▸ **Exercise instructions**
Write out every entry exactly as given, but omit the pictures.

--- start ---

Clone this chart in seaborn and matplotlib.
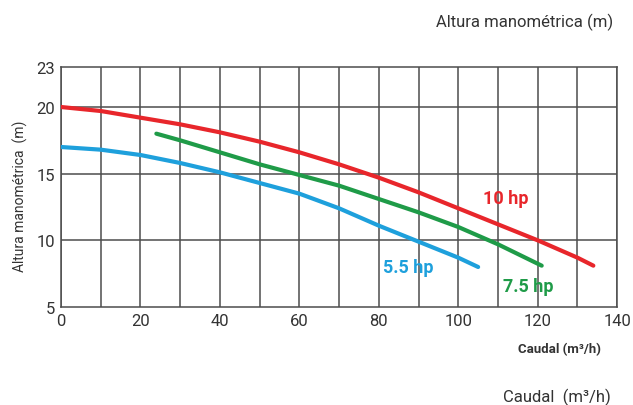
import pandas as pd
import matplotlib.pyplot as plt
import seaborn as sns

# curvas das bombas (caudal m3/h -> altura m)
caudal_10hp = [0, 10, 20, 30, 40, 50, 60, 70, 80, 90, 100, 110, 120, 130, 134]
altura_10hp = [20.0, 19.7, 19.2, 18.7, 18.1, 17.4, 16.6, 15.7, 14.7, 13.6, 12.4, 11.2, 10.0, 8.7, 8.1]

caudal_75hp = [24, 30, 40, 50, 60, 70, 80, 90, 100, 110, 121]
altura_75hp = [18.0, 17.5, 16.6, 15.7, 14.9, 14.1, 13.1, 12.1, 11.0, 9.7, 8.1]

caudal_55hp = [0, 10, 20, 30, 40, 50, 60, 70, 80, 90, 100, 105]
altura_55hp = [17.0, 16.8, 16.4, 15.8, 15.1, 14.3, 13.5, 12.4, 11.1, 9.9, 8.7, 8.0]

series = ["10 hp", "7.5 hp", "5.5 hp"]
cores = {"10 hp": "#e8262b", "7.5 hp": "#1f9b48", "5.5 hp": "#1ea0dc"}

x_ticks = [0, 20, 40, 60, 80, 100, 120, 140]
y_ticks = [5, 10, 15, 20, 23]

df = pd.concat([
    pd.DataFrame({"caudal": caudal_10hp, "altura": altura_10hp, "motor": "10 hp"}),
    pd.DataFrame({"caudal": caudal_75hp, "altura": altura_75hp, "motor": "7.5 hp"}),
    pd.DataFrame({"caudal": caudal_55hp, "altura": altura_55hp, "motor": "5.5 hp"}),
])

sns.set_style("white")
plt.rcParams['font.family'] = ['Roboto', 'DejaVu Sans']

fig = plt.figure(figsize=(6.33, 4.06), dpi=100)
ax = fig.add_axes([0.0964, 0.2414, 0.8786, 0.5911])

grid_col = "#4d4d4d"
for xv in range(0, 141, 10):
    ax.axvline(xv, color=grid_col, lw=1.1, zorder=1)
for yv in [10, 15, 20]:
    ax.axhline(yv, color=grid_col, lw=1.1, zorder=1)

sns.lineplot(data=df, x="caudal", y="altura", hue="motor", palette=cores,
             hue_order=series, linewidth=3, legend=False, sort=False, ax=ax, zorder=3)

ax.set_xlim(0, 140)
ax.set_ylim(5, 23)
ax.set_xticks(x_ticks)
ax.set_yticks(y_ticks)
ax.tick_params(length=0, labelsize=12, colors="#333333", pad=4)
for s in ax.spines.values():
    s.set_color(grid_col)
    s.set_linewidth(1.1)
ax.set_xlabel("")
ax.set_ylabel("")

# etiquetas das curvas
ax.text(112, 13.2, "10 hp", color=cores["10 hp"], fontsize=13, fontweight="bold", ha="center", va="center")
ax.text(117.5, 6.6, "7.5 hp", color=cores["7.5 hp"], fontsize=13, fontweight="bold", ha="center", va="center")
ax.text(87.5, 8.0, "5.5 hp", color=cores["5.5 hp"], fontsize=13, fontweight="bold", ha="center", va="center")

fig.text(20 / 633, 1 - 196 / 406, "Altura manométrica  (m)", rotation=90, fontsize=10,
         color="#333333", ha="center", va="center")
fig.text(560 / 633, 1 - 350 / 406, "Caudal (m\u00b3/h)", fontsize=9.5, fontweight="bold",
         color="#333333", ha="center", va="center")
fig.text(525 / 633, 1 - 22 / 406, "Altura manométrica (m)", fontsize=12,
         color="#333333", ha="center", va="center")
fig.text(557 / 633, 1 - 397 / 406, "Caudal  (m\u00b3/h)", fontsize=12,
         color="#333333", ha="center", va="center")

fig.savefig("out.png", dpi=100)
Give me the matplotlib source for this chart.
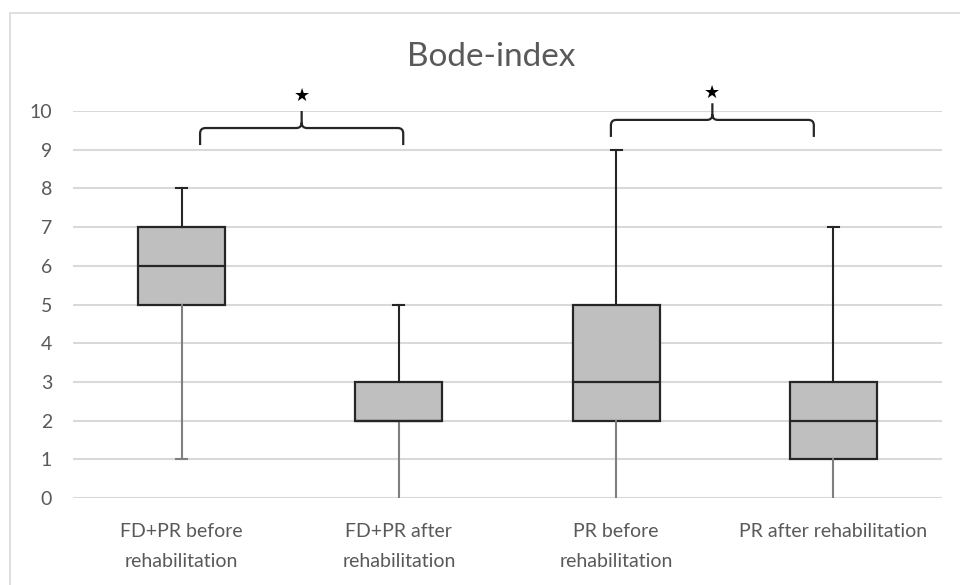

--- end ---

▸ **Final result**
Clone this chart in seaborn and matplotlib.
import pandas as pd
import matplotlib.pyplot as plt
import seaborn as sns

# curvas das bombas (caudal m3/h -> altura m)
caudal_10hp = [0, 10, 20, 30, 40, 50, 60, 70, 80, 90, 100, 110, 120, 130, 134]
altura_10hp = [20.0, 19.7, 19.2, 18.7, 18.1, 17.4, 16.6, 15.7, 14.7, 13.6, 12.4, 11.2, 10.0, 8.7, 8.1]

caudal_75hp = [24, 30, 40, 50, 60, 70, 80, 90, 100, 110, 121]
altura_75hp = [18.0, 17.5, 16.6, 15.7, 14.9, 14.1, 13.1, 12.1, 11.0, 9.7, 8.1]

caudal_55hp = [0, 10, 20, 30, 40, 50, 60, 70, 80, 90, 100, 105]
altura_55hp = [17.0, 16.8, 16.4, 15.8, 15.1, 14.3, 13.5, 12.4, 11.1, 9.9, 8.7, 8.0]

series = ["10 hp", "7.5 hp", "5.5 hp"]
cores = {"10 hp": "#e8262b", "7.5 hp": "#1f9b48", "5.5 hp": "#1ea0dc"}

x_ticks = [0, 20, 40, 60, 80, 100, 120, 140]
y_ticks = [5, 10, 15, 20, 23]

df = pd.concat([
    pd.DataFrame({"caudal": caudal_10hp, "altura": altura_10hp, "motor": "10 hp"}),
    pd.DataFrame({"caudal": caudal_75hp, "altura": altura_75hp, "motor": "7.5 hp"}),
    pd.DataFrame({"caudal": caudal_55hp, "altura": altura_55hp, "motor": "5.5 hp"}),
])

sns.set_style("white")
plt.rcParams['font.family'] = ['Roboto', 'DejaVu Sans']

fig = plt.figure(figsize=(6.33, 4.06), dpi=100)
ax = fig.add_axes([0.0964, 0.2414, 0.8786, 0.5911])

grid_col = "#4d4d4d"
for xv in range(0, 141, 10):
    ax.axvline(xv, color=grid_col, lw=1.1, zorder=1)
for yv in [10, 15, 20]:
    ax.axhline(yv, color=grid_col, lw=1.1, zorder=1)

sns.lineplot(data=df, x="caudal", y="altura", hue="motor", palette=cores,
             hue_order=series, linewidth=3, legend=False, sort=False, ax=ax, zorder=3)

ax.set_xlim(0, 140)
ax.set_ylim(5, 23)
ax.set_xticks(x_ticks)
ax.set_yticks(y_ticks)
ax.tick_params(length=0, labelsize=12, colors="#333333", pad=4)
for s in ax.spines.values():
    s.set_color(grid_col)
    s.set_linewidth(1.1)
ax.set_xlabel("")
ax.set_ylabel("")

# etiquetas das curvas
ax.text(112, 13.2, "10 hp", color=cores["10 hp"], fontsize=13, fontweight="bold", ha="center", va="center")
ax.text(117.5, 6.6, "7.5 hp", color=cores["7.5 hp"], fontsize=13, fontweight="bold", ha="center", va="center")
ax.text(87.5, 8.0, "5.5 hp", color=cores["5.5 hp"], fontsize=13, fontweight="bold", ha="center", va="center")

fig.text(20 / 633, 1 - 196 / 406, "Altura manométrica  (m)", rotation=90, fontsize=10,
         color="#333333", ha="center", va="center")
fig.text(560 / 633, 1 - 350 / 406, "Caudal (m\u00b3/h)", fontsize=9.5, fontweight="bold",
         color="#333333", ha="center", va="center")
fig.text(525 / 633, 1 - 22 / 406, "Altura manométrica (m)", fontsize=12,
         color="#333333", ha="center", va="center")
fig.text(557 / 633, 1 - 397 / 406, "Caudal  (m\u00b3/h)", fontsize=12,
         color="#333333", ha="center", va="center")

fig.savefig("out.png", dpi=100)
Give me the matplotlib source for this chart.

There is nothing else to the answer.